Elle frime un peu en rappelant par trois fois, à la table d'un restaurant parisien au chic bien repassé, avoir commencé l'écriture de son roman il y a deux ans (elle en a 26, bitch), après avoir étudié la philosophie puis la littérature. Qui sont les meilleurs outils, dit-elle, pour rendre compte «d'une réalité rarement retranscrite en Italie» (ailleurs guère plus) : la jeunesse, désœuvrée mais pas complètement désespérée, des classes populaires.

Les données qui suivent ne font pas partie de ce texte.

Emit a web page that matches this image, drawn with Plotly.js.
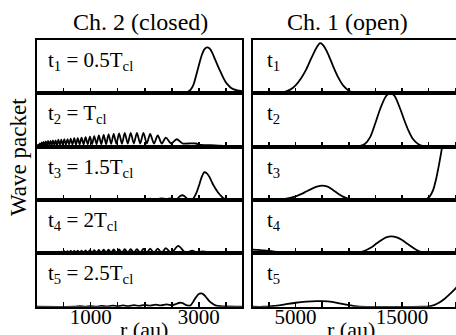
<!DOCTYPE html>
<html><head><meta charset="utf-8">
<script src="https://cdn.plot.ly/plotly-3.0.1.min.js"></script>
<style>html,body{margin:0;padding:0;overflow:hidden;background:#fff;} #chart{width:467px;height:335px;}</style>
</head><body><div id="chart"></div>
<script>
// ---- Data: Ch. 2 (closed), r in au, packet amplitude (panel-relative) ----
const closedR1 = [0,1900,2000,2100,2200,2300,2400,2500,2600,2700,2750,2800,2850,2900,2950,3000,3050,3100,3150,3200,3250,3300,3350,3400,3450,3500,3550,3600,3650,3700,3750,3800];
const closedW1 = [0,0,0.01,0,0.015,0,0.01,0.005,0.01,0.01,0.012,0.03,0.07,0.16,0.33,0.52,0.70,0.82,0.86,0.84,0.76,0.64,0.52,0.41,0.30,0.21,0.15,0.10,0.075,0.06,0.05,0.04];

const closedR2 = [0,15,30,45,60,78,95,112,130,150,170,190,210,232,255,278,300,325,350,375,400,428,455,482,510,540,570,600,630,662,695,728,760,795,830,868,905,945,985,1025,1065,1108,1150,1195,1240,1285,1330,1378,1425,1475,1525,1578,1630,1685,1740,1798,1855,1915,1975,2038,2100,2170,2240,2315,2390,2490,2590,2700,2800,2950,3000,3100,3300,3500,3600,3700,3800];
const closedW2 = [0,0.02,0.04,0.015,0.06,0.02,0.08,0.02,0.09,0.025,0.10,0.025,0.11,0.03,0.11,0.03,0.12,0.03,0.12,0.03,0.13,0.035,0.13,0.035,0.14,0.035,0.14,0.04,0.15,0.04,0.16,0.04,0.16,0.045,0.17,0.045,0.18,0.045,0.19,0.05,0.20,0.05,0.21,0.05,0.22,0.05,0.23,0.055,0.24,0.055,0.25,0.055,0.26,0.06,0.26,0.06,0.26,0.06,0.26,0.06,0.24,0.06,0.21,0.06,0.17,0.06,0.14,0.06,0.06,0.06,0.04,0.03,0.025,0.015,0.005,0,0];

const closedR3 = [0,800,900,1000,1100,1200,1300,1400,1500,1600,1700,1800,1900,2000,2100,2200,2300,2400,2500,2550,2600,2650,2700,2750,2800,2850,2900,2950,3000,3050,3100,3150,3200,3250,3300,3350,3400,3450,3500,3550,3800];
const closedW3 = [0,0,0.01,0,0.015,0,0.01,0.005,0.015,0.005,0.02,0.01,0.02,0.01,0.025,0.01,0.03,0.02,0.03,0.01,0.02,0.07,0.09,0.06,0.01,0.005,0.03,0.12,0.26,0.42,0.52,0.50,0.43,0.32,0.23,0.15,0.09,0.04,0.015,0,0];

const closedR4 = [0,30,45,60,78,95,112,130,150,170,190,210,232,255,278,300,325,350,375,400,428,455,482,510,540,570,600,630,662,695,728,760,795,830,868,905,945,985,1025,1065,1108,1150,1195,1240,1285,1330,1378,1425,1475,1525,1578,1630,1685,1740,1798,1855,1915,1975,2038,2100,2170,2240,2315,2390,2490,2620,2750,2880,2960,3050,3150,3300,3450,3550,3650,3800];
const closedW4 = [0,0.01,0.003,0.015,0.003,0.02,0.004,0.02,0.004,0.025,0.005,0.025,0.005,0.03,0.005,0.03,0.005,0.03,0.006,0.035,0.006,0.035,0.006,0.04,0.006,0.04,0.007,0.045,0.007,0.045,0.008,0.05,0.008,0.05,0.008,0.055,0.009,0.06,0.009,0.06,0.01,0.065,0.01,0.07,0.01,0.07,0.01,0.075,0.01,0.075,0.01,0.08,0.01,0.08,0.01,0.08,0.01,0.085,0.01,0.09,0.01,0.09,0.01,0.10,0.01,0.14,0.02,0.05,0.02,0.035,0.03,0.03,0.02,0.01,0,0];

const closedR5 = [0,700,800,900,1000,1100,1200,1300,1400,1500,1600,1700,1800,1900,2000,2100,2200,2300,2400,2500,2550,2600,2650,2700,2750,2800,2850,2900,2950,3000,3050,3100,3150,3200,3250,3300,3350,3400,3500,3800];
const closedW5 = [0,0,0.01,0,0.01,0,0.015,0.005,0.02,0.01,0.025,0.01,0.03,0.015,0.035,0.02,0.04,0.025,0.045,0.03,0.04,0.06,0.075,0.07,0.04,0.02,0.03,0.10,0.18,0.24,0.25,0.22,0.16,0.10,0.06,0.03,0.015,0.01,0.005,0];

// ---- Data: Ch. 1 (open) ----
const openR1 = [1000,3000,3500,4000,4500,5000,5500,6000,6500,7000,7300,7600,8000,8500,9000,9500,10000,10500,11000,12000,21000];
const openW1 = [0,0,0.01,0.03,0.07,0.15,0.28,0.45,0.67,0.87,0.94,0.90,0.76,0.52,0.30,0.14,0.05,0.015,0.003,0,0];

const openR2 = [1000,2000,3000,10500,11000,11500,12000,12500,13000,13500,13900,14300,14800,15200,15600,16000,16500,17000,17500,21000];
const openW2 = [0.015,0.005,0,0,0.01,0.05,0.18,0.45,0.74,0.95,1.01,0.95,0.72,0.5,0.3,0.15,0.05,0.01,0,0];

const openR3 = [1000,2500,3000,3500,4000,4500,5000,5500,6000,6500,7000,7500,8000,8500,9000,9500,10000,10500,11000,17000,17300,17600,17900,18200,18500,18800,19100,19500,21000];
const openW3 = [0,0,0.005,0.01,0.02,0.04,0.07,0.11,0.16,0.21,0.25,0.27,0.25,0.19,0.12,0.06,0.02,0.005,0,0,0.02,0.07,0.18,0.40,0.70,1.05,1.5,2.2,5];

const openR4 = [1000,1500,2000,2500,3000,3500,4000,4500,5000,5500,6000,10000,10500,11000,11500,12000,12500,13000,13500,14000,14500,15000,15500,16000,16500,17000,17500,21000];
const openW4 = [0.07,0.065,0.055,0.045,0.035,0.025,0.015,0.01,0.005,0.002,0,0,0.005,0.02,0.05,0.1,0.17,0.24,0.3,0.32,0.3,0.25,0.18,0.11,0.05,0.015,0,0];

const openR5 = [1000,2000,2500,3000,4000,5000,6000,7000,7500,8000,9000,10000,10500,11000,17000,17500,18000,18500,19000,19500,20000,20500,21000];
const openW5 = [0,0,0.005,0.015,0.045,0.075,0.095,0.105,0.105,0.1,0.07,0.03,0.012,0,0,0.005,0.03,0.08,0.15,0.24,0.34,0.45,0.57];

// ---- Labels / ticks ----
const columnTitles = ["Ch. 2 (closed)", "Ch. 1 (open)"];
const closedLabels = ["t<sub>1</sub> = 0.5T<sub>cl</sub>", "t<sub>2</sub> = T<sub>cl</sub>", "t<sub>3</sub> = 1.5T<sub>cl</sub>", "t<sub>4</sub> = 2T<sub>cl</sub>", "t<sub>5</sub> = 2.5T<sub>cl</sub>"];
const openLabels = ["t<sub>1</sub>", "t<sub>2</sub>", "t<sub>3</sub>", "t<sub>4</sub>", "t<sub>5</sub>"];
const closedTickVals = [500,1000,1500,2000,2500,3000,3500];
const closedTickText = ["","1000","","","","3000",""];
const openTickVals = [2500,5000,7500,10000,12500,15000,17500,20000];
const openTickText = ["","5000","","","","15000","",""];
const yTitle = "Wave packet";
const xTitle = "r (au)";

const closedR = [closedR1, closedR2, closedR3, closedR4, closedR5];
const closedW = [closedW1, closedW2, closedW3, closedW4, closedW5];
const openR = [openR1, openR2, openR3, openR4, openR5];
const openW = [openW1, openW2, openW3, openW4, openW5];

// ---- Geometry (pixels) ----
const W = 467, H = 335;
const colX = [[36.7, 242], [253, 466]];
const rowTop = 40, rowH = 53.35;
const FONT = "Liberation Serif";
const px = v => v / W;
const py = v => 1 - v / H;

const traces = [];
const layout = {
  width: W, height: H,
  margin: {l: 0, r: 0, t: 0, b: 0},
  paper_bgcolor: "#fff", plot_bgcolor: "#fff",
  showlegend: false,
  font: {family: FONT, color: "#000", size: 21},
  annotations: []
};

for (let c = 0; c < 2; c++) {
  for (let r = 0; r < 5; r++) {
    const k = c * 5 + r + 1;
    const xa = k === 1 ? "xaxis" : "xaxis" + k;
    const ya = k === 1 ? "yaxis" : "yaxis" + k;
    const top = rowTop + r * rowH, bot = top + rowH;
    traces.push({
      type: "scatter", mode: "lines",
      x: c === 0 ? closedR[r] : openR[r],
      y: c === 0 ? closedW[r] : openW[r],
      xaxis: "x" + (k === 1 ? "" : k), yaxis: "y" + (k === 1 ? "" : k),
      line: {color: "#000", width: 1.8, shape: "spline", smoothing: 0.8},
      hoverinfo: "skip"
    });
    layout[xa] = {
      domain: [px(colX[c][0]), px(colX[c][1])],
      range: c === 0 ? [0, 3800] : [1000, 21000],
      anchor: "y" + (k === 1 ? "" : k),
      showline: true, linecolor: "#000", linewidth: 2, mirror: true,
      ticks: "inside", ticklen: 5, tickwidth: 1.5, tickcolor: "#000",
      tickmode: "array",
      tickvals: c === 0 ? closedTickVals : openTickVals,
      ticktext: c === 0 ? closedTickText : openTickText,
      showticklabels: r === 4,
      ticklabelstandoff: -10,
      tickfont: {family: FONT, size: 21, color: "#000"},
      showgrid: false, zeroline: false, fixedrange: true
    };
    layout[ya] = {
      domain: [py(bot), py(top)],
      range: [0, 1],
      anchor: "x" + (k === 1 ? "" : k),
      showline: true, linecolor: "#000", linewidth: 2, mirror: true,
      ticks: "", showticklabels: false,
      showgrid: false, zeroline: false, fixedrange: true
    };
    layout.annotations.push({
      text: c === 0 ? closedLabels[r] : openLabels[r],
      xref: "paper", yref: "paper",
      x: px(c === 0 ? 46 : 265), y: py(top + 21),
      xanchor: "left", yanchor: "middle", showarrow: false,
      font: {family: FONT, size: 21, color: "#000"}
    });
  }
}

layout.annotations.push(
  {text: columnTitles[0], xref: "paper", yref: "paper", x: px(140), y: py(22), xanchor: "center", yanchor: "middle", showarrow: false, font: {family: FONT, size: 24, color: "#000"}},
  {text: columnTitles[1], xref: "paper", yref: "paper", x: px(347), y: py(22), xanchor: "center", yanchor: "middle", showarrow: false, font: {family: FONT, size: 24, color: "#000"}},
  {text: yTitle, xref: "paper", yref: "paper", x: px(18), y: py(157), xanchor: "center", yanchor: "middle", textangle: -90, showarrow: false, font: {family: FONT, size: 23, color: "#000"}},
  {text: xTitle, xref: "paper", yref: "paper", x: px(144), y: py(329), xanchor: "center", yanchor: "middle", showarrow: false, font: {family: FONT, size: 22, color: "#000"}},
  {text: xTitle, xref: "paper", yref: "paper", x: px(351), y: py(329), xanchor: "center", yanchor: "middle", showarrow: false, font: {family: FONT, size: 22, color: "#000"}}
);

Plotly.newPlot("chart", traces, layout, {staticPlot: true, displayModeBar: false});
</script>
</body></html>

Cela donne D'acier, roman social et initiatique, ample et claquant comme un film qu'auraient cosigné Ken Loach et Gus van Sant.

Dépliant sans ménagement sa Carte et son Territoire façon ritale, Silvia Avallone raconte un pays qui s’effondre. Avec pour décor la (vraie) ville moyenne et industrielle de Piombino, dans la province supposée enchanteresse de Toscane, Avallone plonge les héros de la (fictive) Via Stalingrado dans le chaudron sacrificiel de l’aciérie Lucchini, bien réelle, elle, avec ses températures dépassant les 1 500 degrés et ses chats sauvages, un peu mutants, qui errent parmi les herbes folles derrière des murs d’enceinte de dix kilomètres de long.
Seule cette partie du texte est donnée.